#### AVAILABLE RECORDS:
|---|

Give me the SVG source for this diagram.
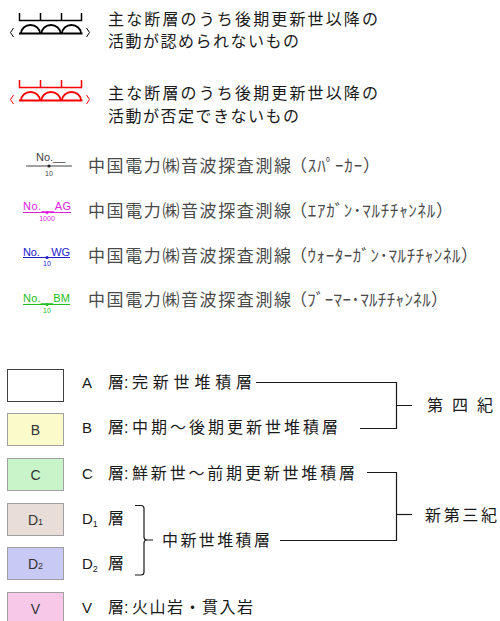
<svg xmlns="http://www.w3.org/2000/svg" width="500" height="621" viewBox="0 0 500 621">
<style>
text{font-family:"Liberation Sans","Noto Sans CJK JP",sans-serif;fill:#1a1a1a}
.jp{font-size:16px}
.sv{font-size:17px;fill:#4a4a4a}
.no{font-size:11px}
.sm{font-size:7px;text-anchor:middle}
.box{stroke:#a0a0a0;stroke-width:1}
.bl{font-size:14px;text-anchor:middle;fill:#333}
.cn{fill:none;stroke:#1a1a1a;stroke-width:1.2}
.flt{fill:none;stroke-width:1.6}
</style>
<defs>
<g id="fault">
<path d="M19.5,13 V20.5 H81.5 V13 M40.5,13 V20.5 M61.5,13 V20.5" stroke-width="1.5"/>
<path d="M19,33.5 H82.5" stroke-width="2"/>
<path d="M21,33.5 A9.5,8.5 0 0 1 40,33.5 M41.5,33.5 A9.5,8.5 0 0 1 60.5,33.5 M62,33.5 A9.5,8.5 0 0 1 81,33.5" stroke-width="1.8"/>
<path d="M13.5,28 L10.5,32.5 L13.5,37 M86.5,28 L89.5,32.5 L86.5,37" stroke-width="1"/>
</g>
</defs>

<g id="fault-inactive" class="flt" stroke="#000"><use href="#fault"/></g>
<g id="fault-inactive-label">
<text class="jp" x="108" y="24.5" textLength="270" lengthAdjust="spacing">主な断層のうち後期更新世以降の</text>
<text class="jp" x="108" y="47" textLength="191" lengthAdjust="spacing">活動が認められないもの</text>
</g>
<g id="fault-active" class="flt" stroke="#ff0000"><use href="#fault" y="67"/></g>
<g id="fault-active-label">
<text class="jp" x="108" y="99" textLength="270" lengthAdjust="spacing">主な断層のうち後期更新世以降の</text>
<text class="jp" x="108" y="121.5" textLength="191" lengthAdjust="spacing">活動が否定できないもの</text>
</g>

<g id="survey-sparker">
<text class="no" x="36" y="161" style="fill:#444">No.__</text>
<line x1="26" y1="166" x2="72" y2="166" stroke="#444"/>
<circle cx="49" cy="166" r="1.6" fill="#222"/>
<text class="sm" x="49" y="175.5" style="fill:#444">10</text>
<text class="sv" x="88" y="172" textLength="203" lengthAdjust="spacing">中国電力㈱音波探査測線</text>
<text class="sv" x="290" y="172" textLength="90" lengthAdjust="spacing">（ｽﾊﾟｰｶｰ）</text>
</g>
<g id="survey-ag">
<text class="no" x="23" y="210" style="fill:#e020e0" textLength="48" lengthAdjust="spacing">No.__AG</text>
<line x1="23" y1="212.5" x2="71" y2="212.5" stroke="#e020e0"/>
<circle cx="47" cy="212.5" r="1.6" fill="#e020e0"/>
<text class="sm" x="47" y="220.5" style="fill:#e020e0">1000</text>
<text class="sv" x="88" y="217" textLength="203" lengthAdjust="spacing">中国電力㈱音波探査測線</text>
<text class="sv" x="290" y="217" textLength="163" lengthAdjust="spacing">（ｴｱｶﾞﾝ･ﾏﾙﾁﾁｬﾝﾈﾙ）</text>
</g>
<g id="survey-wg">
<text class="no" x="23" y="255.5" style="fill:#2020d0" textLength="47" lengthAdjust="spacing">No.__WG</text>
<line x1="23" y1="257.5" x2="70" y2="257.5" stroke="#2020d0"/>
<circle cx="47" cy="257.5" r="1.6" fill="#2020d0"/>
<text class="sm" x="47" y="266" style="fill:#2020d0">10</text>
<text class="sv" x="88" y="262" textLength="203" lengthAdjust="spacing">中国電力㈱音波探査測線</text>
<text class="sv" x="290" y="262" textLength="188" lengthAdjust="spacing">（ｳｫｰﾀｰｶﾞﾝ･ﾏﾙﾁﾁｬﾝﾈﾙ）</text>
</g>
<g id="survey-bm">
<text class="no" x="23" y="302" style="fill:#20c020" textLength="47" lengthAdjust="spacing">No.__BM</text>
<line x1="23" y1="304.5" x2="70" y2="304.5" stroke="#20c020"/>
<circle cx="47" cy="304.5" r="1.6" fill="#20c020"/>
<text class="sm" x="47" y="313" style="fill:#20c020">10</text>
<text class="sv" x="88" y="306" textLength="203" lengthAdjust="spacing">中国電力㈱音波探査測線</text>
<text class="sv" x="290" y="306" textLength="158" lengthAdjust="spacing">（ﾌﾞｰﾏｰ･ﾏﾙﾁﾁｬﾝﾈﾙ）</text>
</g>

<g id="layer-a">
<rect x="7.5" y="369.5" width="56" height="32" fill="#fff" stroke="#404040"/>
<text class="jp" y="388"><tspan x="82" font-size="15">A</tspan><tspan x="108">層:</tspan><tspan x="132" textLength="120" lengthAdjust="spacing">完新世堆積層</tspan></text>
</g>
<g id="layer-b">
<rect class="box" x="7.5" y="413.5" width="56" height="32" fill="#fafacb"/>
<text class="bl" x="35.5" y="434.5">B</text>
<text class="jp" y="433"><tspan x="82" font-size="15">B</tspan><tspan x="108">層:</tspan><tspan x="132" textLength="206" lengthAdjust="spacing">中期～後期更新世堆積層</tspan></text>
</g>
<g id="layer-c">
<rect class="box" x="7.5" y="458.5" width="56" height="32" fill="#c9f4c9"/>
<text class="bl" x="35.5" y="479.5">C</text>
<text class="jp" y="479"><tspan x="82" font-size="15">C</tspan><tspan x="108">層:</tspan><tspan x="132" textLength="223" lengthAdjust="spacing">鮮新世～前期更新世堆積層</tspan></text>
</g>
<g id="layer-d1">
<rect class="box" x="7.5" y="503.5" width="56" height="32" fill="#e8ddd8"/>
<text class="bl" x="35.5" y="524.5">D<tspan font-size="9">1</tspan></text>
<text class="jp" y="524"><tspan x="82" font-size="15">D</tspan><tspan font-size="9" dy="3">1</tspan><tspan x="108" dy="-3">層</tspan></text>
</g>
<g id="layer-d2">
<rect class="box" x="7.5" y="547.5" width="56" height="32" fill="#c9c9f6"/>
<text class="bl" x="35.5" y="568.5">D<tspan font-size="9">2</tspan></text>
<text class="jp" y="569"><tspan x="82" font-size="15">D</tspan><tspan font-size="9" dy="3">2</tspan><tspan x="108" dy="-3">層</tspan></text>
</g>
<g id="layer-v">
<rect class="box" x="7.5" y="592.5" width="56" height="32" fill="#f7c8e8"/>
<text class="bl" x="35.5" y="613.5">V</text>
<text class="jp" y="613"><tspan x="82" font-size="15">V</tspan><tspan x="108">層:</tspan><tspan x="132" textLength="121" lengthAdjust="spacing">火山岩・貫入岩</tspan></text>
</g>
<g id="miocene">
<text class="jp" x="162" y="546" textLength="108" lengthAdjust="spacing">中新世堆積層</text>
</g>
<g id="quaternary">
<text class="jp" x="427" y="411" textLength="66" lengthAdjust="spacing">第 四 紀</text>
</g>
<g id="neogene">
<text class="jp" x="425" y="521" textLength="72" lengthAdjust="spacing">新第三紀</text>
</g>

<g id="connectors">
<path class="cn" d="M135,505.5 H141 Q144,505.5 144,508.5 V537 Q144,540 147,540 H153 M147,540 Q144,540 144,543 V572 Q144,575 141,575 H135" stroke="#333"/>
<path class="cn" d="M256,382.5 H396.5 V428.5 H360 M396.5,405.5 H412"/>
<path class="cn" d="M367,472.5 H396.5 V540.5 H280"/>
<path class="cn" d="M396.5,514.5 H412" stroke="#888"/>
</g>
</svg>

|---|

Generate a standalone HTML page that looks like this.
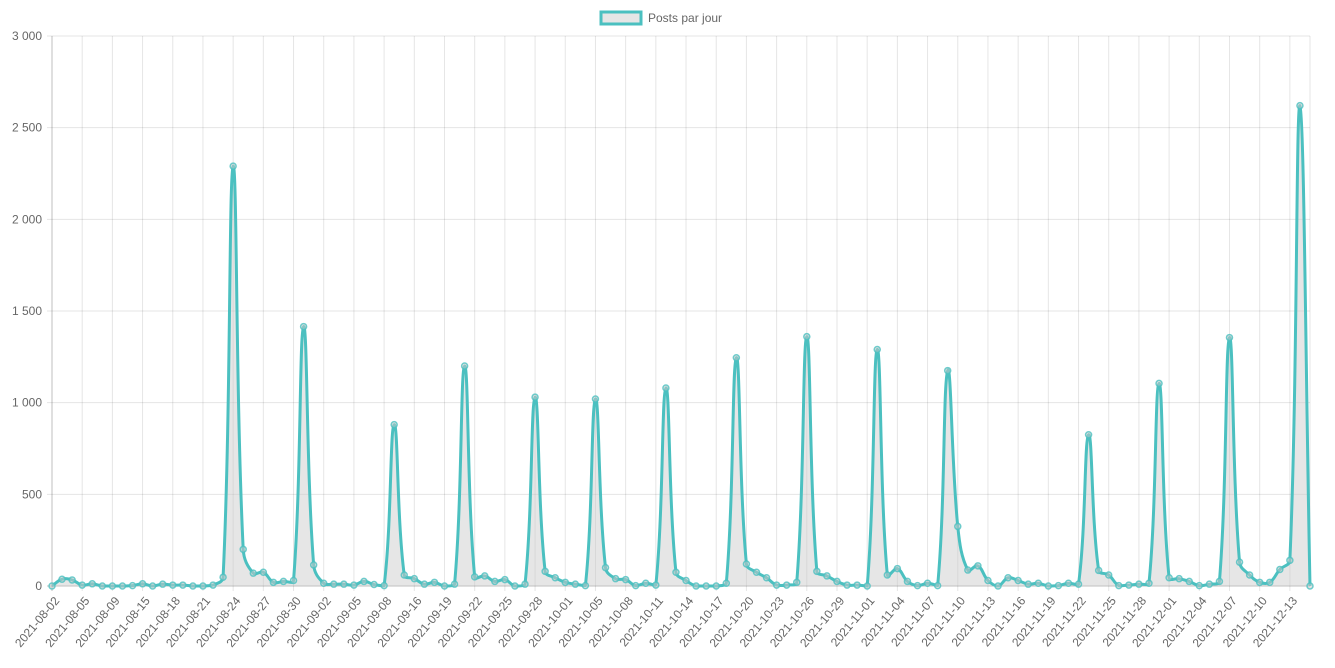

|---|

#### TASK INSTRUCTIONS:
Go through the material above and count the lines that include "this". Give the number alone.

#### CORRECT OUTPUT:
2